Board members also heard criticism about the waiver section as written from lakefront property owners Barbara Supeno and Barbara Ernst.
Supeno said the waivers were too open-ended and could allow overdevelopment with a negative environmental impact near the lakefront, an area that she said is already plagued with substandard septic systems. She suggested a limit on the potential size of waivers from setback requirements rather than giving people “the right to expand.”
“If you want to have waivers, make it for a couple feet … not just open as it is now,” Supeno said.
Selectman Rob Hunt said waivers would not allow excess development, but rather just allow property owners relief if they were just a couple feet short of a requirement, nor, he said, would waivers “make a non-compliant structure more non-compliant.”
Regardless of whether planners must turn their attention to zoning or the town plan next, Galgano said they are anxious to get started on the new town plan to meet the August deadline
“I plan to get into the town plan update as soon as possible,” he said.
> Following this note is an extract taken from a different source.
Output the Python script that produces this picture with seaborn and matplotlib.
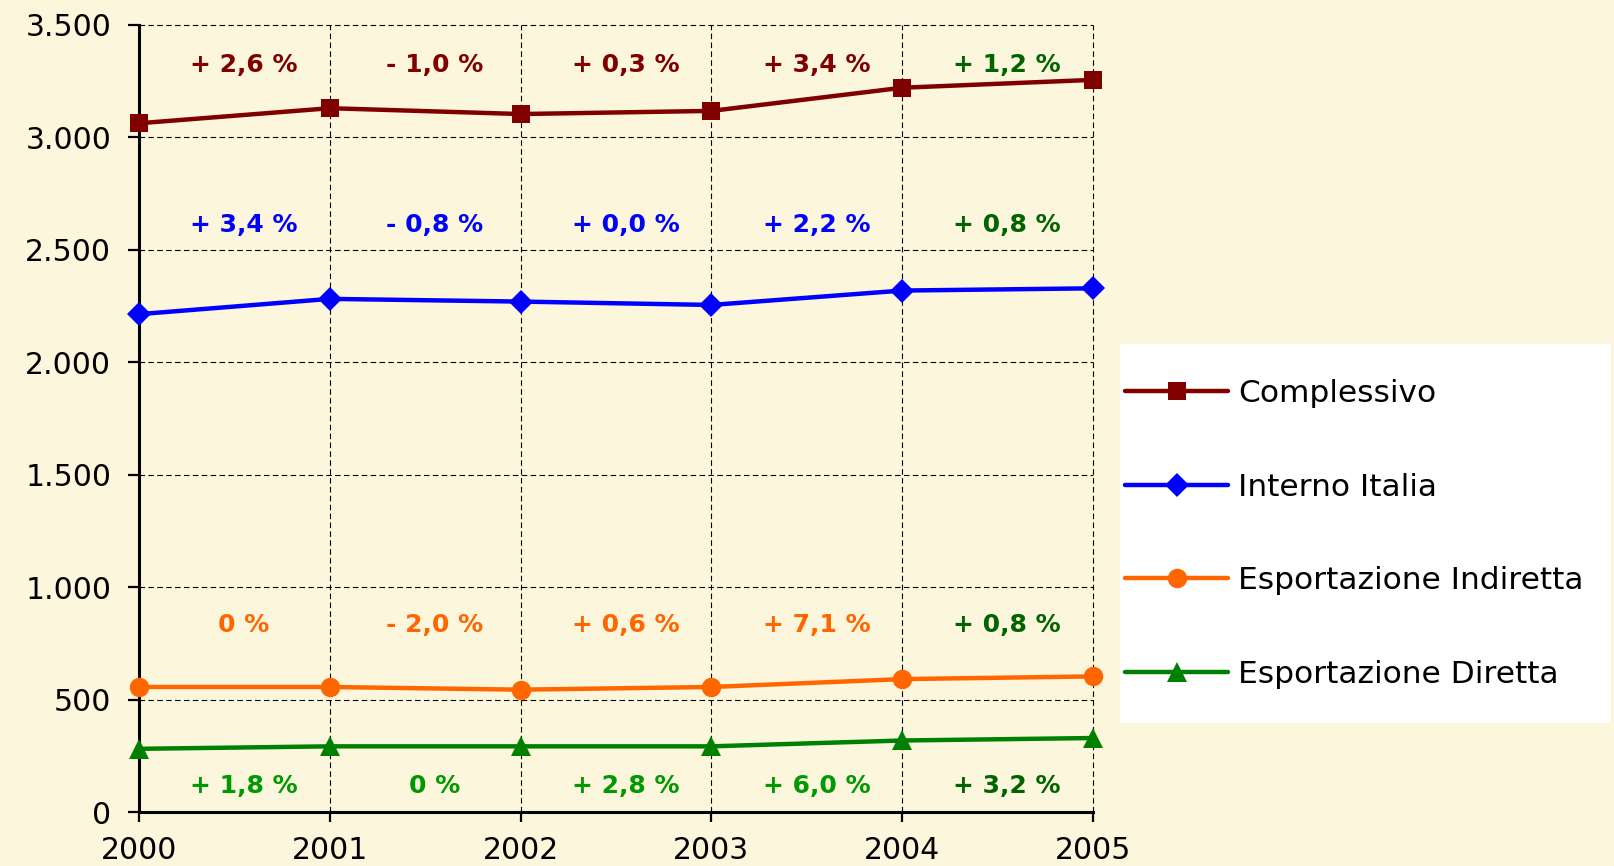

Selectmen on Nov. 5 approved $3,970 to pay for mandatory updates, such as new maps and sections required by the state that include economic development, transportation and childcare. The ACRPC will help in that process.
In 2011, a 2010 draft of zoning regulations was thrown out amid complaints that changes had not been sufficiently warned. Addison planners have been plugging away at the essentially thankless update task since then, while at the same time the clock has been ticking on the town plan — state law requires town plans to be renewed every five years.
“This thing has been keeping us with the nose to the wrong grindstone,” Galgano said. “We have to get started on the town plan.”